Dataset excerpt -
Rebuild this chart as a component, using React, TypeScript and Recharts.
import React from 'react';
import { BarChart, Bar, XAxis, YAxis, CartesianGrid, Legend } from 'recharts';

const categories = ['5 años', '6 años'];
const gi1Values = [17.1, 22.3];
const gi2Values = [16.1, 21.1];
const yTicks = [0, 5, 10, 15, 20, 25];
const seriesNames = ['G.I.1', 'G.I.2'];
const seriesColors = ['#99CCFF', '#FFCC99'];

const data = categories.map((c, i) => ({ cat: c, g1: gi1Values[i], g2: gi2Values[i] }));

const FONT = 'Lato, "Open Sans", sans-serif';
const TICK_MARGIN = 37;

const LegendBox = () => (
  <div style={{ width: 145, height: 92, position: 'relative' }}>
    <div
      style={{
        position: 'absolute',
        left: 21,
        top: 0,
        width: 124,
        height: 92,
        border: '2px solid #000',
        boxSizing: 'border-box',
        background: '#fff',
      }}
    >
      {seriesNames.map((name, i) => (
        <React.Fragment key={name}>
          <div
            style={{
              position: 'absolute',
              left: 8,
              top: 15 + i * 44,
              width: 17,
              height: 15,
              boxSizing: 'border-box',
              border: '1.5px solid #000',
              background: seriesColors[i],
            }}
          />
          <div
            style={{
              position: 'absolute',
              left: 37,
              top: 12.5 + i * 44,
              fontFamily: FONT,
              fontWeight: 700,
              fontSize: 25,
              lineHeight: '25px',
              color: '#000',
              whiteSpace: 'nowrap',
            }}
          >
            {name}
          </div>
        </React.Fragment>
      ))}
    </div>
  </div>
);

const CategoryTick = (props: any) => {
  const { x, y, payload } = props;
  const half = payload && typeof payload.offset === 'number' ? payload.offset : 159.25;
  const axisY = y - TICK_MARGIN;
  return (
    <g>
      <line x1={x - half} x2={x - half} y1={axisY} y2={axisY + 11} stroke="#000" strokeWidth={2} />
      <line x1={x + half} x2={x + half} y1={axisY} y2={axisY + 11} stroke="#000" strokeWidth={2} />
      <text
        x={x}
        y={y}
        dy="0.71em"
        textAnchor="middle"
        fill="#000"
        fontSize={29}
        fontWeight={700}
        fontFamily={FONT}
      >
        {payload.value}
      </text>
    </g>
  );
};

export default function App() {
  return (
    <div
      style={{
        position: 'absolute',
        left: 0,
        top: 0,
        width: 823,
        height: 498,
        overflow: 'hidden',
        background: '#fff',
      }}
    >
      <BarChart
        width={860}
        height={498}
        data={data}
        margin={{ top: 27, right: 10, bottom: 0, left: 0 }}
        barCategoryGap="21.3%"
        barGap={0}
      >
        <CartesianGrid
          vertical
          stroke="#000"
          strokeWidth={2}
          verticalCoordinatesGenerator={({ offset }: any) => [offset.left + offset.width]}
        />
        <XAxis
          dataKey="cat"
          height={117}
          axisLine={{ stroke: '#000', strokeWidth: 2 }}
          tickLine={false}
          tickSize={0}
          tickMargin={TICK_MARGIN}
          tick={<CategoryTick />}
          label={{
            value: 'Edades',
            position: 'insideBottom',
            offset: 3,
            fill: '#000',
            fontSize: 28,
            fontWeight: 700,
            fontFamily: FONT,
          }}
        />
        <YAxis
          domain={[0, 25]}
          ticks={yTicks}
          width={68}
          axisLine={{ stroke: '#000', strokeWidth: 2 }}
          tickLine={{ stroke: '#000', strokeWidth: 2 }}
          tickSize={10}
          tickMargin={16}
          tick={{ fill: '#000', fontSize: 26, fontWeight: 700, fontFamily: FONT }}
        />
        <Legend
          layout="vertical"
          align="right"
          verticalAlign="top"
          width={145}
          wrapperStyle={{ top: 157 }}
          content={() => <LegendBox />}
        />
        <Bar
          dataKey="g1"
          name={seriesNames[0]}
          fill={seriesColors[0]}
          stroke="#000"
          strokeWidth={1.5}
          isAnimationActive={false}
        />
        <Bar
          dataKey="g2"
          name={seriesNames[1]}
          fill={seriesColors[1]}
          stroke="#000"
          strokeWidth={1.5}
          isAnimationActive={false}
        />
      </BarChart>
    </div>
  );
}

Exercise directions - Find the string "React" in the listing and return every line that holds it.

Complete output -
Rebuild this chart as a component, using React, TypeScript and Recharts.
import React from 'react';
        <React.Fragment key={name}>
        </React.Fragment>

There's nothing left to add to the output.